The Spanish have gotten better as the tournament has gone along, culminating in their domination of Germany in the semifinals possession-wise. Even then, the German central defenders made it hard for David Villa up front, but I don't think he'll have as much trouble with the Dutch defense and should get free for more chances. Wesley Sneijder knows how to succeed against teams that possess the ball so much (see Inter-Barcelona in this year's Champions League) and should find some openings. But in the end there's just too much quality in this Spanish team.
Spain has dominated possession in every game, and there's no reason to think that the Netherlands, with its deep-lying central midfield, will be able to change that pattern. There were signs against Germany that the shift to 4-2-3-1 is giving Spain back its fluency, so I expect it to not only break through for a goal but also to add a second on the break as the Dutch chase an equalizer.
Spain has kept the ball better than anyone else at this tournament and the complaints about the lack of explosiveness fail to see how good it has been. Holland will not get the ball nearly enough to be truly dangerous. Villa and Fernando Torres will both score for Spain.
Assuming coach Vicente del Bosque sticks with a five-man midfield, I expect Spain's high pressing to take its toll on the Dutch midfield duo of Mark van Bommel and Nigel de Jong, two destroyers who will struggle to link with playmaker Sneijder. Defensively, the Dutch back line will be exposed by Spain's passing in the final third, and other than Arjen Robben's pace troubling Joan Capdevila, I don't see the Dutch threatening too much offensively, beyond a late consolation goal.
Spain has seized the initiative faster in its matches then the Dutch have done and created more consistent pressure in opposition territory, which tips the balance in its favor. Each side revolves around two defensive midfielders and a wily creative axis, and though there's little to choose between the contributions of Xavi and Sneijder so far, Spain's Xabi Alonso/Sergio Busquets combination offers greater composure looking forward than the arguably more destructive Dutch duo of Van Bommel and De Jong. Spain has shown itself to be patient enough for a tight game, though I'm expecting at least one moment of splendor from Sneijder and Robben to force the issue.

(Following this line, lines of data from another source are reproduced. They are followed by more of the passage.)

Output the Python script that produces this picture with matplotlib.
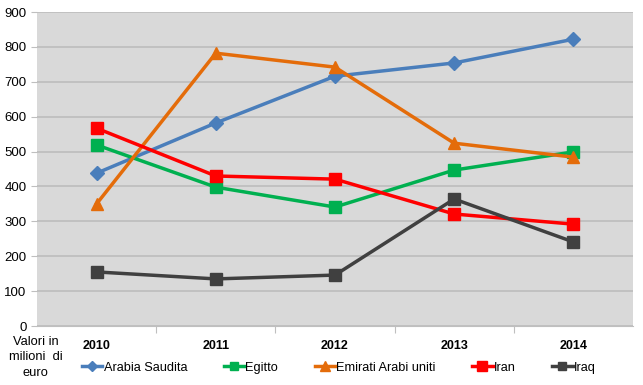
import matplotlib
matplotlib.use("Agg")
import matplotlib.pyplot as plt

years = ["2010", "2011", "2012", "2013", "2014"]
arabia = [438, 582, 716, 754, 822]
egitto = [519, 398, 341, 447, 499]
emirati = [350, 782, 742, 524, 484]
iran = [567, 430, 421, 321, 292]
iraq = [155, 135, 146, 364, 241]

series = [
    ("Arabia Saudita", arabia, "#4A7EBB", "D", 7),
    ("Egitto", egitto, "#00B050", "s", 8),
    ("Emirati Arabi uniti", emirati, "#E46C0A", "^", 9),
    ("Iran", iran, "#FF0000", "s", 9),
    ("Iraq", iraq, "#404040", "s", 8),
]

plt.rcParams['font.family'] = ['Liberation Sans', 'DejaVu Sans']
fig = plt.figure(figsize=(6.43, 3.85), dpi=100)
ax = fig.add_axes([0.0575, 0.1532, 0.9269, 0.8156])
ax.set_facecolor("#D9D9D9")

x = list(range(len(years)))
for name, vals, col, mk, ms in series:
    ax.plot(x, vals, color=col, lw=2.5, marker=mk, markersize=ms,
            markerfacecolor=col, markeredgecolor=col, label=name, zorder=3)

ax.set_xlim(-0.5, len(years) - 0.5)
ax.set_ylim(0, 900)
ax.set_yticks(range(0, 901, 100))
ax.yaxis.grid(True, color="#BDBDBD", lw=1.2)
ax.set_axisbelow(True)
ax.set_xticks([i + 0.5 for i in range(len(years) - 1)])
ax.set_xticklabels([])
ax.tick_params(axis='x', length=5, color="#BFBFBF")
ax.tick_params(axis='y', length=4, color="#BFBFBF", labelsize=9.5)
for i, y in enumerate(years):
    ax.text(i, -0.045, y, transform=ax.get_xaxis_transform(), ha='center', va='top',
            fontsize=9, fontweight='bold')
for s in ["top", "right"]:
    ax.spines[s].set_visible(False)
ax.spines["left"].set_visible(False)
ax.spines["bottom"].set_color("#BFBFBF")

fig.text(0.055, 0.128, "Valori in\nmilioni  di\neuro", ha='center', va='top', fontsize=9.3,
         linespacing=1.4)

fig.legend(loc='center', bbox_to_anchor=(0.527, 0.045), ncol=5, frameon=False,
           fontsize=9.2, handlelength=1.6, handletextpad=0.1, columnspacing=2.85,
           markerscale=0.8)

fig.savefig("out.png", dpi=100)
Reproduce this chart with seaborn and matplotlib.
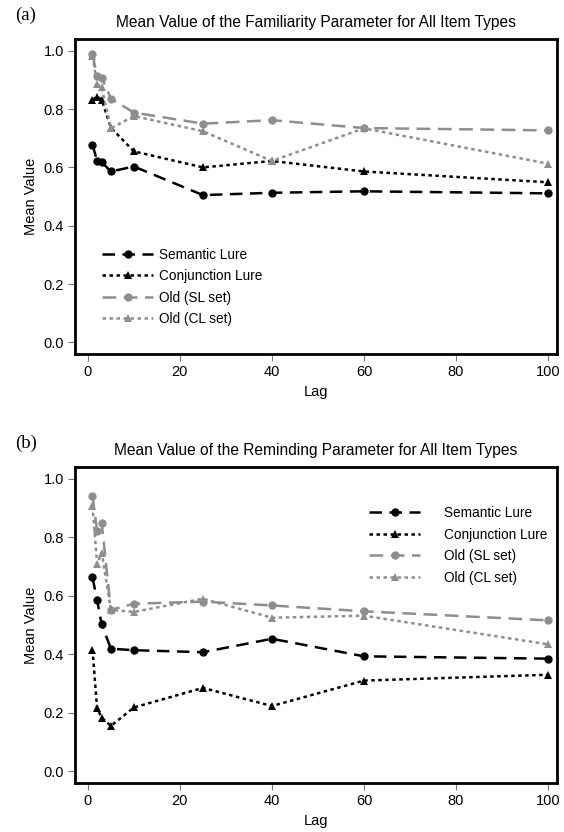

The Spaniards took time to get going in this tournament, but the masterful performance against Germany will give them a renewed confidence that their system does deliver. It will be a slightly more open game than Spain's semifinal -- the Dutch are not really set up to play on the counter -- and it's possible to see Robben pinning back the Spanish fullbacks in a manner that Germany was unable to do. Holland's danger from set pieces might well bring a goal as well. Ultimately, it's hard to see how the Dutch will be able to deal with the high pressing by Del Bosque's men. If anything, the Dutch center backs are worse on the ball than the Germans', so Spain should be able to win the ball back early and run its opponent ragged.
Spain will dote on the ball and enjoy an advantage in possession, although not to the extent it had against Germany. And the Spanish will get their one goal, just as they did against Germany, Paraguay and Portugal in elimination play. But while the Netherlands won't be as elegant in possession, it has slightly better overall balance through the lineup. De Jong's return and the team's overall ability to generate goals in a variety of ways -- including Dirk Kuyt's industry, an underrated element of this side -- will pay off. The Oranje will find a way through twice.
No team has ever lost its first game at a World Cup and gone on to win the final, but this Spain team is unique. Undoubtedly the best national side in the world over the last two years, it has slowly improved, had a healthy dose of luck along the way (notably in the quarterfinal against Paraguay, which missed a penalty to take the lead) and was marvelous in the semifinal. It deserves to win the final and has the edge over Holland given its ability to keep the ball, remain patient and play solid defense. Up front, Villa will cause problems and Pedro could give Gio van Bronckhorst a headache in Van Bronckhorst's final match. This time, I am banking on Pedro to pass for a breakaway late second goal.
MORA Y ARAUJO
After Spain lost its first match, Argentina coach Maradona joked that assistant Hector Enrique observed: "If the goals were on the side of the pitch, Spain would have scored loads." However, Spain's having the last laugh, as it slowly built up a convincing mix of skilled individual players functioning well in a thought-through tactical system. I see Spain as Barcelona plus guests: Barcelona's "Total Tactics" approach is reflected in Spain's game this World Cup.